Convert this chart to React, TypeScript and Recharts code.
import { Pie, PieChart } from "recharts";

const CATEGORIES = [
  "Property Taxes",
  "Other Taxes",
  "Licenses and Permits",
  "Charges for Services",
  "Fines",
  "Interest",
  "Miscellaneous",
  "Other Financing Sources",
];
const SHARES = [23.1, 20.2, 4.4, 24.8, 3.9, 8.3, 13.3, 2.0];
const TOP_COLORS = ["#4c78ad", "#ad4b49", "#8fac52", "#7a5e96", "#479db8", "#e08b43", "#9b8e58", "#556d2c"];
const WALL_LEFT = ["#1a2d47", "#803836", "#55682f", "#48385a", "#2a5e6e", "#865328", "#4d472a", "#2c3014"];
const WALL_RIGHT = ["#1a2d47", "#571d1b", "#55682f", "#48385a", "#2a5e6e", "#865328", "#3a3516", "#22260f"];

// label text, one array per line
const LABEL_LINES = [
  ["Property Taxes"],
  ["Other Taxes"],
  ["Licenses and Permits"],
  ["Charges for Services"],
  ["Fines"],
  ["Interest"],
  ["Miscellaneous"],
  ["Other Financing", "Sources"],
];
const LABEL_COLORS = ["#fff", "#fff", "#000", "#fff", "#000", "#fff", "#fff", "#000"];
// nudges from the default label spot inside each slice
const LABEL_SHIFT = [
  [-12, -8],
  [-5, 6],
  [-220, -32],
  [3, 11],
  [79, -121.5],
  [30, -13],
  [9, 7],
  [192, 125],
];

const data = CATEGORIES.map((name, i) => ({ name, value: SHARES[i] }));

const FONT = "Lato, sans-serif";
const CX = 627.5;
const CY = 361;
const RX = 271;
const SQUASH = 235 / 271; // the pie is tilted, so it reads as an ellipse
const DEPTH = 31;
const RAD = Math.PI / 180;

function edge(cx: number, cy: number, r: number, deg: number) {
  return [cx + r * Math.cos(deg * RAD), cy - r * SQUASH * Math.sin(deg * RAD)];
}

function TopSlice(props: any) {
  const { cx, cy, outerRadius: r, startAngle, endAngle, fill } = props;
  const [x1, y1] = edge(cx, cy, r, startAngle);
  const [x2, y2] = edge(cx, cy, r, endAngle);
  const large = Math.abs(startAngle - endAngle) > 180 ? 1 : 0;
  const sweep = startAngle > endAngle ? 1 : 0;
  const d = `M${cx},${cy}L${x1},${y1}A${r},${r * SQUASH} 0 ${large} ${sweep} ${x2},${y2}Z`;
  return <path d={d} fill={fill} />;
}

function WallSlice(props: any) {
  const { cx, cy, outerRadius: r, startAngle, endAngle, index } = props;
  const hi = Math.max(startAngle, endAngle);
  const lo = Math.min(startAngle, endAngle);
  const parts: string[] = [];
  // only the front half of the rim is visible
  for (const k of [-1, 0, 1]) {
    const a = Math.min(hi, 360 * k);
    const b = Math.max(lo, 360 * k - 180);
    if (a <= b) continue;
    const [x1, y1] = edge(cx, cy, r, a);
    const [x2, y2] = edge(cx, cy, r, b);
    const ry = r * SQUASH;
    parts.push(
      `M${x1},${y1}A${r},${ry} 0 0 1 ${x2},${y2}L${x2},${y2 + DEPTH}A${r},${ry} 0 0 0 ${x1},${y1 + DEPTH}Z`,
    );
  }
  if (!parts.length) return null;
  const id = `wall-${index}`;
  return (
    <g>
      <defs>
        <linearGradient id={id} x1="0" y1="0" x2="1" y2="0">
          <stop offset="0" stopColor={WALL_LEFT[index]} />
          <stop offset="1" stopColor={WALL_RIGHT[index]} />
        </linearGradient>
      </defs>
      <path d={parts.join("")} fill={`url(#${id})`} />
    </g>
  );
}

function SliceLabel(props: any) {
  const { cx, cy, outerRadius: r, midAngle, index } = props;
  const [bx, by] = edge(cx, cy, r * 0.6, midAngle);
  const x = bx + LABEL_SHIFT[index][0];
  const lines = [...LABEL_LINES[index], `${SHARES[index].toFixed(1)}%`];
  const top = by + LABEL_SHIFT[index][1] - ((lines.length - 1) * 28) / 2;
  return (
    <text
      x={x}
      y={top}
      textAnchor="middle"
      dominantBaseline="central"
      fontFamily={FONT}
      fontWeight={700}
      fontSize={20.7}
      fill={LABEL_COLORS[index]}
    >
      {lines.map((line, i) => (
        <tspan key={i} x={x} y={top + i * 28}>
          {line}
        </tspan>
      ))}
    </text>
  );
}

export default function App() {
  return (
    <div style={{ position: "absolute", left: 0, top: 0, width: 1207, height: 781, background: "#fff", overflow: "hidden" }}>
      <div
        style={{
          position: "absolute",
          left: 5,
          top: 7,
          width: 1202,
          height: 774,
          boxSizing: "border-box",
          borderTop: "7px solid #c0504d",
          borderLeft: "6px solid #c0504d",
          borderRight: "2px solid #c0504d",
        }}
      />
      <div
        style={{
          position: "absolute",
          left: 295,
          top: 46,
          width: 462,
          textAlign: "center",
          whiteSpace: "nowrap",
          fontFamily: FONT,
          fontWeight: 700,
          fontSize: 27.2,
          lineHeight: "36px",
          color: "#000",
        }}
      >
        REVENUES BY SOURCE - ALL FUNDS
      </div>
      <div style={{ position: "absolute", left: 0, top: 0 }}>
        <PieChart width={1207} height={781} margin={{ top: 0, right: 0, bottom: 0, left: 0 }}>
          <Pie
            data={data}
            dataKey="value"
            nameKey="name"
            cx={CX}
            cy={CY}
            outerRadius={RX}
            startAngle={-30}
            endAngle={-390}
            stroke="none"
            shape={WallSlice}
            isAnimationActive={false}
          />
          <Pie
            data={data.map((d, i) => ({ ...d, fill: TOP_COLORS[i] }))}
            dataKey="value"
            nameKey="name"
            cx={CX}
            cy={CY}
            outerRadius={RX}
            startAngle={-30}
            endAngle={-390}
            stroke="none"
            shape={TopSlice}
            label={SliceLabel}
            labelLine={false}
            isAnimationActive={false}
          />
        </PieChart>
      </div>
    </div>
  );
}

------------

## PROMPT:
Take the lines above and retype all of them exactly.

## ANSWER BELOW:
Convert this chart to React, TypeScript and Recharts code.
import { Pie, PieChart } from "recharts";

const CATEGORIES = [
  "Property Taxes",
  "Other Taxes",
  "Licenses and Permits",
  "Charges for Services",
  "Fines",
  "Interest",
  "Miscellaneous",
  "Other Financing Sources",
];
const SHARES = [23.1, 20.2, 4.4, 24.8, 3.9, 8.3, 13.3, 2.0];
const TOP_COLORS = ["#4c78ad", "#ad4b49", "#8fac52", "#7a5e96", "#479db8", "#e08b43", "#9b8e58", "#556d2c"];
const WALL_LEFT = ["#1a2d47", "#803836", "#55682f", "#48385a", "#2a5e6e", "#865328", "#4d472a", "#2c3014"];
const WALL_RIGHT = ["#1a2d47", "#571d1b", "#55682f", "#48385a", "#2a5e6e", "#865328", "#3a3516", "#22260f"];

// label text, one array per line
const LABEL_LINES = [
  ["Property Taxes"],
  ["Other Taxes"],
  ["Licenses and Permits"],
  ["Charges for Services"],
  ["Fines"],
  ["Interest"],
  ["Miscellaneous"],
  ["Other Financing", "Sources"],
];
const LABEL_COLORS = ["#fff", "#fff", "#000", "#fff", "#000", "#fff", "#fff", "#000"];
// nudges from the default label spot inside each slice
const LABEL_SHIFT = [
  [-12, -8],
  [-5, 6],
  [-220, -32],
  [3, 11],
  [79, -121.5],
  [30, -13],
  [9, 7],
  [192, 125],
];

const data = CATEGORIES.map((name, i) => ({ name, value: SHARES[i] }));

const FONT = "Lato, sans-serif";
const CX = 627.5;
const CY = 361;
const RX = 271;
const SQUASH = 235 / 271; // the pie is tilted, so it reads as an ellipse
const DEPTH = 31;
const RAD = Math.PI / 180;

function edge(cx: number, cy: number, r: number, deg: number) {
  return [cx + r * Math.cos(deg * RAD), cy - r * SQUASH * Math.sin(deg * RAD)];
}

function TopSlice(props: any) {
  const { cx, cy, outerRadius: r, startAngle, endAngle, fill } = props;
  const [x1, y1] = edge(cx, cy, r, startAngle);
  const [x2, y2] = edge(cx, cy, r, endAngle);
  const large = Math.abs(startAngle - endAngle) > 180 ? 1 : 0;
  const sweep = startAngle > endAngle ? 1 : 0;
  const d = `M${cx},${cy}L${x1},${y1}A${r},${r * SQUASH} 0 ${large} ${sweep} ${x2},${y2}Z`;
  return <path d={d} fill={fill} />;
}

function WallSlice(props: any) {
  const { cx, cy, outerRadius: r, startAngle, endAngle, index } = props;
  const hi = Math.max(startAngle, endAngle);
  const lo = Math.min(startAngle, endAngle);
  const parts: string[] = [];
  // only the front half of the rim is visible
  for (const k of [-1, 0, 1]) {
    const a = Math.min(hi, 360 * k);
    const b = Math.max(lo, 360 * k - 180);
    if (a <= b) continue;
    const [x1, y1] = edge(cx, cy, r, a);
    const [x2, y2] = edge(cx, cy, r, b);
    const ry = r * SQUASH;
    parts.push(
      `M${x1},${y1}A${r},${ry} 0 0 1 ${x2},${y2}L${x2},${y2 + DEPTH}A${r},${ry} 0 0 0 ${x1},${y1 + DEPTH}Z`,
    );
  }
  if (!parts.length) return null;
  const id = `wall-${index}`;
  return (
    <g>
      <defs>
        <linearGradient id={id} x1="0" y1="0" x2="1" y2="0">
          <stop offset="0" stopColor={WALL_LEFT[index]} />
          <stop offset="1" stopColor={WALL_RIGHT[index]} />
        </linearGradient>
      </defs>
      <path d={parts.join("")} fill={`url(#${id})`} />
    </g>
  );
}

function SliceLabel(props: any) {
  const { cx, cy, outerRadius: r, midAngle, index } = props;
  const [bx, by] = edge(cx, cy, r * 0.6, midAngle);
  const x = bx + LABEL_SHIFT[index][0];
  const lines = [...LABEL_LINES[index], `${SHARES[index].toFixed(1)}%`];
  const top = by + LABEL_SHIFT[index][1] - ((lines.length - 1) * 28) / 2;
  return (
    <text
      x={x}
      y={top}
      textAnchor="middle"
      dominantBaseline="central"
      fontFamily={FONT}
      fontWeight={700}
      fontSize={20.7}
      fill={LABEL_COLORS[index]}
    >
      {lines.map((line, i) => (
        <tspan key={i} x={x} y={top + i * 28}>
          {line}
        </tspan>
      ))}
    </text>
  );
}

export default function App() {
  return (
    <div style={{ position: "absolute", left: 0, top: 0, width: 1207, height: 781, background: "#fff", overflow: "hidden" }}>
      <div
        style={{
          position: "absolute",
          left: 5,
          top: 7,
          width: 1202,
          height: 774,
          boxSizing: "border-box",
          borderTop: "7px solid #c0504d",
          borderLeft: "6px solid #c0504d",
          borderRight: "2px solid #c0504d",
        }}
      />
      <div
        style={{
          position: "absolute",
          left: 295,
          top: 46,
          width: 462,
          textAlign: "center",
          whiteSpace: "nowrap",
          fontFamily: FONT,
          fontWeight: 700,
          fontSize: 27.2,
          lineHeight: "36px",
          color: "#000",
        }}
      >
        REVENUES BY SOURCE - ALL FUNDS
      </div>
      <div style={{ position: "absolute", left: 0, top: 0 }}>
        <PieChart width={1207} height={781} margin={{ top: 0, right: 0, bottom: 0, left: 0 }}>
          <Pie
            data={data}
            dataKey="value"
            nameKey="name"
            cx={CX}
            cy={CY}
            outerRadius={RX}
            startAngle={-30}
            endAngle={-390}
            stroke="none"
            shape={WallSlice}
            isAnimationActive={false}
          />
          <Pie
            data={data.map((d, i) => ({ ...d, fill: TOP_COLORS[i] }))}
            dataKey="value"
            nameKey="name"
            cx={CX}
            cy={CY}
            outerRadius={RX}
            startAngle={-30}
            endAngle={-390}
            stroke="none"
            shape={TopSlice}
            label={SliceLabel}
            labelLine={false}
            isAnimationActive={false}
          />
        </PieChart>
      </div>
    </div>
  );
}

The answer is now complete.